3)Ve onu ilk anda serbest bırakmaya teşebbüs eden hâkim, savcı ya da her kimse! Bu nasıl bir hukuk? Bastonunu savunma aracı olarak kullanan 82 yaşındaki teyzeye ceza yağdırıyorsunuz, ama elinde Molotof olan bir caniyi serbest bırakıyorsunuz! Sahi siz nerede okuyup diploma aldınız? Şimdi farzı misal size gıcık olan biri elini kolunu sallaya sallaya oturduğunuz eve molotof kokteyl atarak evinizi yakmaya kalksa... Onu gözaltına alan hâkim ya da savcı iki saate o zatı serbest bıraksa ne hissedersiniz? Heh bizde aynı onu hissediyoruz!

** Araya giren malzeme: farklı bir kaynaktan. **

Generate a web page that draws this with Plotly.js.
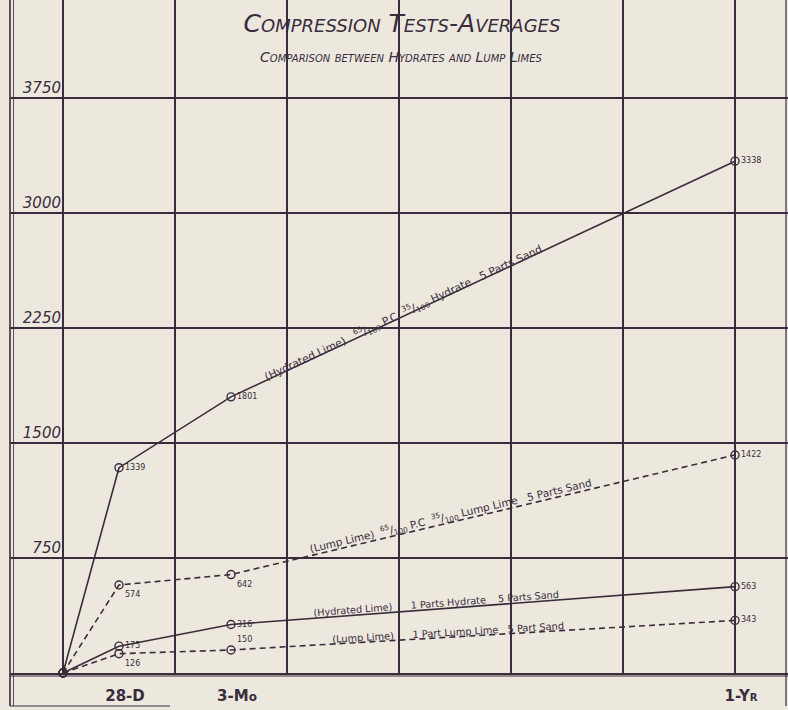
<!DOCTYPE html>
<html>
<head>
<meta charset="utf-8">
<script src="https://cdn.plot.ly/plotly-3.0.1.min.js"></script>
<style>html,body{margin:0;padding:0;background:#ece8de;}#chart{width:788px;height:710px;}</style>
</head>
<body>
<div id="chart"></div>
<script>
// ---- data ----
const ageMonths = [0, 1, 3, 12];              // origin, 28 days, 3 months, 1 year
const hydratedRich = [0, 1339, 1801, 3338];   // 65/100 P.C 35/100 Hydrate 5 Parts Sand
const lumpRich = [0, 574, 642, 1422];         // 65/100 P.C 35/100 Lump Lime 5 Parts Sand
const hydratedLean = [0, 175, 316, 563];      // 1 Parts Hydrate 5 Parts Sand
const lumpLean = [0, 126, 150, 343];          // 1 Part Lump Lime 5 Part Sand
const xTickVals = [1, 3, 12];
const xTickText = ['28-D', '3-M<span style="font-size:12px">o</span>', '1-Y<span style="font-size:10px">R</span>'];
const yTickVals = [750, 1500, 2250, 3000, 3750];
const yTickText = ['750', '1500', '2250', '3000', '3750'];
const seriesLabels = [
  '(Hydrated Lime)   <sup>65</sup>/<sub>100</sub> P.C  <sup>35</sup>/<sub>100</sub> Hydrate   5 Parts Sand',
  '(Lump Lime)  <sup>65</sup>/<sub>100</sub> P.C  <sup>35</sup>/<sub>100</sub> Lump Lime   5 Parts Sand',
  '(Hydrated Lime)      1 Parts Hydrate    5 Parts Sand',
  '(Lump Lime)      1 Part Lump Lime   5 Part Sand'
];

// ---- styling ----
const ink = '#3a2c3c';
const bg = '#ece8de';
const W = 788, H = 710;
const M = {l: 10, r: 0, t: 0, b: 37};
const xRange = [-0.946, 12.946];
const yRange = [0, 4389];
const plotW = W - M.l - M.r, plotH = H - M.t - M.b;
const pxPerX = plotW / (xRange[1] - xRange[0]);
const pxPerY = plotH / (yRange[1] - yRange[0]);
const font = 'DejaVu Sans, sans-serif';

function labelsFor(vals) { return vals.map((v, i) => i === 0 ? '' : String(v)); }

function series(vals, dash, pos) {
  return {
    x: ageMonths, y: vals, type: 'scatter', mode: 'lines+markers+text',
    line: {color: ink, width: 1.6, dash: dash},
    marker: {symbol: 'circle-open', size: 8, color: ink, line: {width: 1.4, color: ink}},
    text: labelsFor(vals), textposition: pos,
    textfont: {family: font, size: 8, color: ink},
    hoverinfo: 'skip', cliponaxis: false, showlegend: false
  };
}

const traces = [
  series(hydratedRich, 'solid', ['middle right', 'middle right', 'middle right', 'middle right']),
  series(lumpRich, '6px,4px', ['middle right', 'bottom right', 'bottom right', 'middle right']),
  series(hydratedLean, 'solid', ['middle right', 'middle right', 'middle right', 'middle right']),
  series(lumpLean, '6px,4px', ['middle right', 'bottom right', 'top right', 'middle right']),
  {x: [], y: [], xaxis: 'x2', type: 'scatter', showlegend: false, hoverinfo: 'skip'}
];

// series label placed along the last segment of each line
function lineLabel(vals, xAt, text, size, shift) {
  const dx = ageMonths[3] - ageMonths[2];
  const dy = vals[3] - vals[2];
  const yAt = vals[2] + (xAt - ageMonths[2]) / dx * dy;
  const ang = Math.atan2(dy * pxPerY, dx * pxPerX) * 180 / Math.PI;
  const r = ang * Math.PI / 180;
  return {
    x: xAt, y: yAt, xref: 'x', yref: 'y', text: text, showarrow: false,
    textangle: -ang, font: {family: font, size: size, color: ink},
    xshift: -Math.sin(r) * shift, yshift: Math.cos(r) * shift
  };
}

const annotations = [
  lineLabel(hydratedRich, 6.1, seriesLabels[0], 10.8, 3),
  lineLabel(lumpRich, 6.95, seriesLabels[1], 10.5, 6),
  lineLabel(hydratedLean, 6.66, seriesLabels[2], 9.7, 6),
  lineLabel(lumpLean, 6.88, seriesLabels[3], 9.8, 5),
  {xref: 'paper', yref: 'paper', x: (401 - M.l) / plotW, y: 1 - 47 / plotH,
   text: 'Comparison between Hydrates and Lump Limes', showarrow: false,
   font: {family: font, size: 14, color: ink, variant: 'small-caps', style: 'italic'}}
];

const ln = (x0, y0, x1, y1, w) => ({type: 'line', xref: 'paper', yref: 'paper', x0, y0, x1, y1,
  line: {color: ink, width: w}, layer: 'above'});
const shapes = [
  ln(0, -33 / plotH, 0, 1, 1.6),
  ln(0.0045, -33 / plotH, 0.0045, 1, 0.8),
  ln(0, -3 / plotH, 1, -3 / plotH, 1),
  ln(0, -33 / plotH, 160 / plotW, -33 / plotH, 1.2),
  ln((786 - M.l) / plotW, -33 / plotH, (786 - M.l) / plotW, 1, 1.2)
];

const layout = {
  width: W, height: H, margin: M,
  paper_bgcolor: bg, plot_bgcolor: bg,
  showlegend: false,
  title: {text: 'Compression Tests-Averages', xref: 'container', yref: 'container',
    x: 402 / W, y: 1 - 23 / H, xanchor: 'center', yanchor: 'middle',
    font: {family: font, size: 25, color: ink, variant: 'small-caps', style: 'italic'}},
  xaxis: {range: xRange, tickmode: 'array', tickvals: xTickVals, ticktext: xTickText,
    showgrid: false, zeroline: false, showline: true, linecolor: ink, linewidth: 2,
    ticks: '', ticklabelshift: 6, ticklabelstandoff: 8,
    tickfont: {family: font, size: 15, color: ink, weight: 'bold'}},
  xaxis2: {range: xRange, overlaying: 'x', tickmode: 'linear', tick0: 0, dtick: 2,
    showgrid: true, gridcolor: ink, gridwidth: 1.3, showticklabels: false,
    zeroline: false, showline: false, ticks: ''},
  yaxis: {range: yRange, tickmode: 'array', tickvals: yTickVals, ticktext: yTickText,
    showgrid: true, gridcolor: ink, gridwidth: 1.3, zeroline: false, showline: false,
    anchor: 'free', position: (64 - M.l) / plotW, ticks: '',
    ticklabelposition: 'outside top', ticklabelstandoff: 3,
    tickfont: {family: font, size: 15, color: ink, style: 'italic'}},
  annotations: annotations,
  shapes: shapes
};

Plotly.newPlot('chart', traces, layout, {displayModeBar: false, staticPlot: true});
</script>
</body>
</html>
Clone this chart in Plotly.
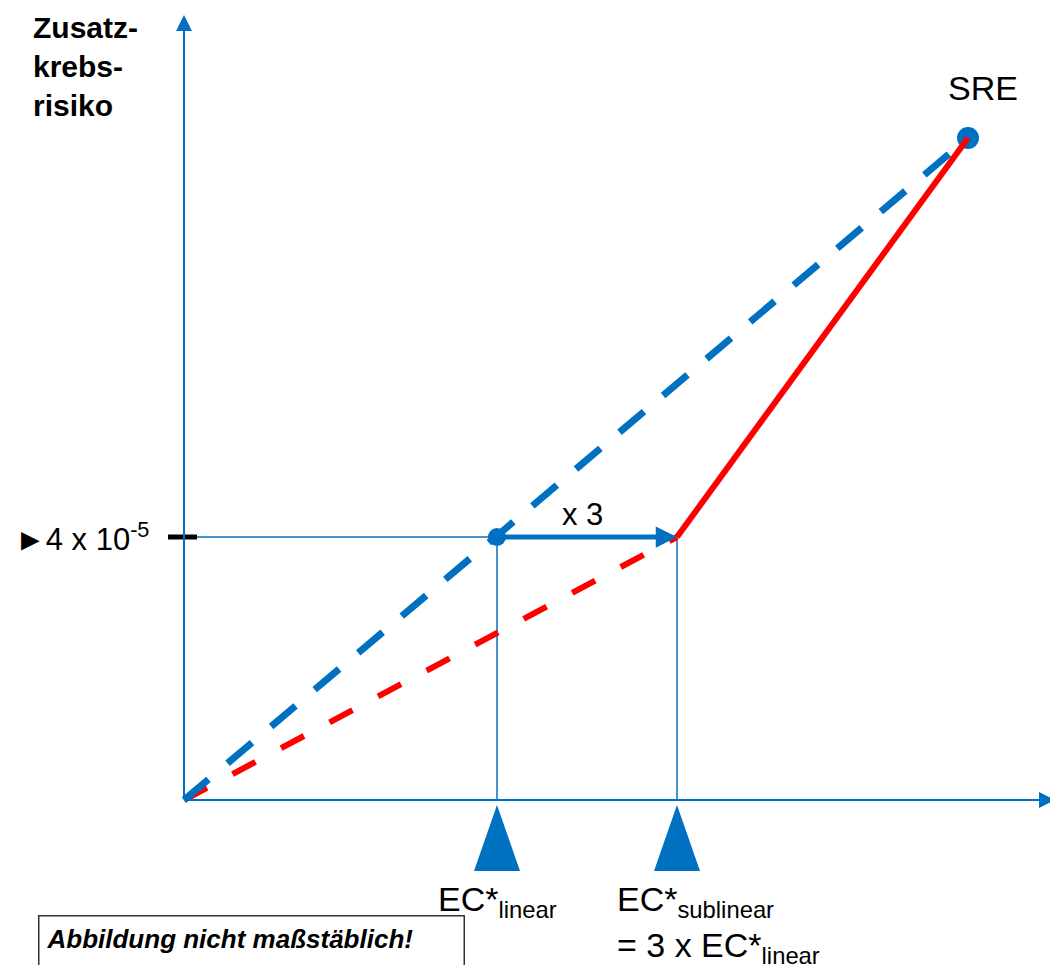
import plotly.graph_objects as go

# ---- data (arbitrary exposure / risk units, figure "not to scale") ----
origin = [0.0, 0.0]
ec_linear = 3.13          # EC*linear
ec_sublinear = 4.93       # EC*sublinear = 3 x EC*linear (schematic)
risk_level = 2.63         # 4 x 10^-5
sre_point = [7.84, 6.62]  # SRE
x_axis_end = 8.71
y_axis_end = 7.85

BLUE = "#0070C0"
RED = "#FF0000"

fig = go.Figure()

# thin guide lines
fig.add_trace(go.Scatter(x=[0, ec_sublinear], y=[risk_level, risk_level], mode="lines",
                         line=dict(color=BLUE, width=1.5), hoverinfo="skip"))
for ec in [ec_linear, ec_sublinear]:
    fig.add_trace(go.Scatter(x=[ec, ec], y=[0, risk_level], mode="lines",
                             line=dict(color=BLUE, width=1.5), hoverinfo="skip"))

# black tick at risk level
fig.add_trace(go.Scatter(x=[-0.16, 0.13], y=[risk_level, risk_level], mode="lines",
                         line=dict(color="black", width=5), hoverinfo="skip"))

# red dashed (sublinear, low-dose part)
fig.add_trace(go.Scatter(x=[origin[0], ec_sublinear], y=[origin[1], risk_level], mode="lines",
                         line=dict(color=RED, width=6, dash="26px,29px"), hoverinfo="skip"))
# blue dashed (linear)
fig.add_trace(go.Scatter(x=[origin[0], sre_point[0]], y=[origin[1], sre_point[1]], mode="lines",
                         line=dict(color=BLUE, width=7, dash="32px,25px"), hoverinfo="skip"))
# blue dots
fig.add_trace(go.Scatter(x=[ec_linear], y=[risk_level], mode="markers",
                         marker=dict(color=BLUE, size=18), hoverinfo="skip"))
fig.add_trace(go.Scatter(x=[sre_point[0]], y=[sre_point[1]], mode="markers",
                         marker=dict(color=BLUE, size=22), hoverinfo="skip"))
# red solid (sublinear, above EC*sublinear)
fig.add_trace(go.Scatter(x=[ec_sublinear, sre_point[0]], y=[risk_level, sre_point[1]], mode="lines",
                         line=dict(color=RED, width=6), hoverinfo="skip"))

# triangles under the x axis
tri_half, tri_top, tri_bottom = 0.23, -0.05, -0.71
for ec in [ec_linear, ec_sublinear]:
    fig.add_trace(go.Scatter(x=[ec - tri_half, ec + tri_half, ec, ec - tri_half],
                             y=[tri_bottom, tri_bottom, tri_top, tri_bottom],
                             mode="lines", fill="toself", fillcolor=BLUE,
                             line=dict(color=BLUE, width=0), hoverinfo="skip"))

# axes with arrows
fig.add_annotation(x=x_axis_end, y=0, ax=0, ay=0, axref="x", ayref="y", xref="x", yref="y",
                   showarrow=True, arrowhead=2, arrowsize=1.6, arrowwidth=2, arrowcolor=BLUE, text="")
fig.add_annotation(x=0, y=y_axis_end, ax=0, ay=0, axref="x", ayref="y", xref="x", yref="y",
                   showarrow=True, arrowhead=2, arrowsize=1.6, arrowwidth=2, arrowcolor=BLUE, text="")
# x3 arrow
fig.add_annotation(x=ec_sublinear, y=risk_level, ax=ec_linear, ay=risk_level, axref="x", ayref="y",
                   showarrow=True, arrowhead=2, arrowsize=0.85, arrowwidth=5, arrowcolor=BLUE, text="")

FONT = "Liberation Sans, Arial, sans-serif"

def txt(x, y, text, size, xanchor="center", yanchor="middle", align="center", **kw):
    fig.add_annotation(x=x, y=y, xref="x", yref="y", text=text, showarrow=False,
                       xanchor=xanchor, yanchor=yanchor, align=align,
                       font=dict(family=FONT, size=size, color="black"), **kw)

txt(-1.53, 7.91, "<b>Zusatz-<br>krebs-<br>risiko</b>", 30, xanchor="left", yanchor="top", align="left")
txt(-0.33, risk_level, "►4 x 10<sup>-5</sup>", 31, xanchor="right")
txt(7.99, 7.12, "SRE", 34)
txt((ec_linear + ec_sublinear) / 2 - 0.05, risk_level + 0.23, "x 3", 31)
txt(8.87, -0.36, "<b>Exposition  [Konzentration]</b>", 21)
txt(ec_linear, -0.78, "EC*<sub>linear</sub>", 34, yanchor="top")
txt(ec_sublinear - 0.62, -0.78, "EC*<sub>sublinear</sub>", 34, xanchor="left", yanchor="top")
txt(ec_sublinear - 0.62, -1.24, "= 3 x EC*<sub>linear</sub>", 34, xanchor="left", yanchor="top")
fig.add_annotation(x=-1.46, y=-1.15, xref="x", yref="y", xanchor="left", yanchor="top",
                   text="<b><i>Abbildung nicht maßstäblich!</i></b>", showarrow=False,
                   font=dict(family=FONT, size=26, color="black"),
                   bordercolor="#333333", borderwidth=1.5, borderpad=7, width=410, height=48,
                   valign="top", align="left")

# page has an 8px body margin: compensate so the drawing sits where the reference has it
fig.update_layout(
    width=1050, height=957, margin=dict(l=0, r=0, t=0, b=0),
    paper_bgcolor="white", plot_bgcolor="white", showlegend=False,
    xaxis=dict(range=[-1.76, 8.74], visible=False, fixedrange=True),
    yaxis=dict(range=[-1.65, 7.92], visible=False, fixedrange=True),
)
fig.write_html("out.html")
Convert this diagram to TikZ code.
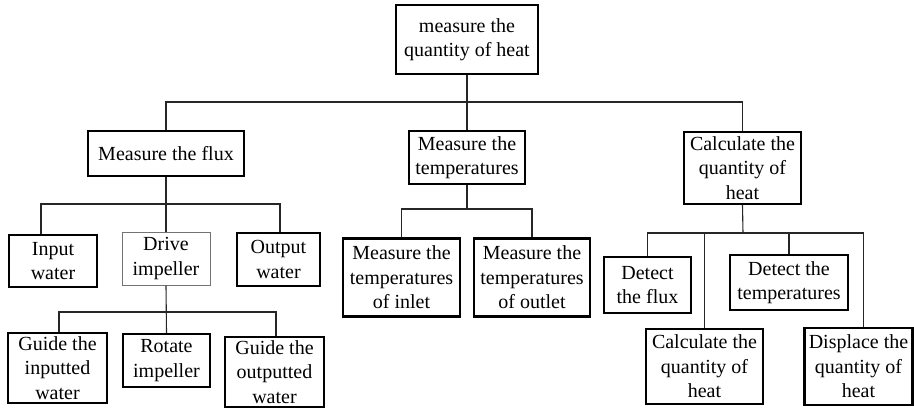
\documentclass[tikz,border=0pt]{standalone}
\usepackage{fontspec}
\setmainfont{Liberation Serif}
\usepackage{tikz}
\usetikzlibrary{positioning,calc}
\tikzset{
	box/.style={draw,line width=1.1pt,align=center,inner sep=0pt,
		font=\fontsize{20}{24.5}\selectfont},
	leaf/.style={box,line width=2.5pt},
	soft/.style={box,draw=black!55,line width=1pt},
	link/.style={line width=1.1pt,black!85}
}

\begin{document}
\begin{tikzpicture}[x=1pt,y=-1pt]
\useasboundingbox (0,0) rectangle (914,408);

%Racine
\node[box,minimum width=142,minimum height=69] (top) at (467,39.5) {measure the\\quantity of heat};

%Niveau 1
\node[box,minimum width=156,minimum height=45] (flux) at (166,153.5) {Measure the flux};
\node[box,minimum width=116,minimum height=53] (temps) at (467,157.5) {Measure the\\temperatures};
\node[box,minimum width=117,minimum height=72] (calc) at (742.5,168) {Calculate the\\quantity of\\heat};

%Sous le flux
\node[leaf,minimum width=88,minimum height=52] (input) at (53,261) {Input\\water};
\node[soft,minimum width=88,minimum height=53] (drive) at (166,258.5) {Drive\\impeller};
\node[leaf,minimum width=83,minimum height=53] (output) at (278.5,259.5) {Output\\water};
\node[leaf,minimum width=99,minimum height=70] (guidein) at (57.5,368) {Guide the\\inputted\\water};
\node[leaf,minimum width=87,minimum height=53] (rotate) at (166.5,360.5) {Rotate\\impeller};
\node[leaf,minimum width=99,minimum height=70] (guideout) at (274.5,372) {Guide the\\outputted\\water};

%Sous les temperatures
\node[leaf,minimum width=117,minimum height=78] (inlet) at (401.5,277.5) {Measure the\\temperatures\\of inlet};
\node[leaf,minimum width=116,minimum height=78] (outlet) at (532,277.5) {Measure the\\temperatures\\of outlet};

%Sous le calcul
\node[leaf,minimum width=87,minimum height=56] (dflux) at (647.5,285) {Detect\\the flux};
\node[leaf,minimum width=118,minimum height=55] (dtemps) at (789,282.5) {Detect the\\temperatures};
\node[leaf,minimum width=117,minimum height=75] (cheat) at (704.5,366.5) {Calculate the\\quantity of\\heat};
\node[leaf,minimum width=108,minimum height=77] (displace) at (858.5,366.5) {Displace the\\quantity of\\heat};

%Liaisons
\coordinate (b0) at (467,102);
\coordinate (b1) at (166,204);
\coordinate (b2) at (166,312);
\coordinate (b3) at (467,209);
\coordinate (b4) at (743,233);

\draw[link] (top.south) -- (temps.north);
\draw[link] (flux.north) |- (b0) -| (calc.north);

\draw[link] (flux.south) -- (drive.north);
\draw[link] ([xshift=-12pt]input.north) |- (b1) -| ([xshift=1.5pt]output.north);

\draw[link] (drive.south) -- (rotate.north);
\draw[link] ([xshift=1.5pt]guidein.north) |- (b2) -| ([xshift=1.5pt]guideout.north);

\draw[link] (temps.south) -- (b3);
\draw[link] (inlet.north) |- (b3) -| (outlet.north);

\draw[link] (calc.south) -- (b4);
\draw[link] (dflux.north) |- (b4) -| ([xshift=5pt]displace.north);
\draw[link] (cheat.north) -- (cheat.north |- b4);
\draw[link] (dtemps.north) -- (dtemps.north |- b4);

\end{tikzpicture}
\end{document}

Kıyametin kopmamasına çok şaşırıyorum!

Yer Alanya Mahmutlar…
Tek derdi bir avuç yiyecekle karın doyurmak olan onlarca kedi zehirlenilmek suretiyle katlediliyor. Evimde ve sokağımda kedi-köpek besleyen biri olarak bu dehşet verici manzara karşısında artık ne diyeceğimi inanın bilmiyorum. Yemek yediğini sanarken zehirlenilerek kaskatı kesilen onlarca beden!
Savaşmayıp sevişmeye yeğleyerek ülkesinden kaçıp gelen Suriyelilere verdiğimiz yiyeceklerden arta kalanlarını şu canlara verip karınlarını doyursaydık, belki ülkenin üzerine merhamet yağardı… Zira insanoğlunun her gün bin bir çeşit vahşetle zavallı masumları katletmesine başka açıklama getiremiyorum artık.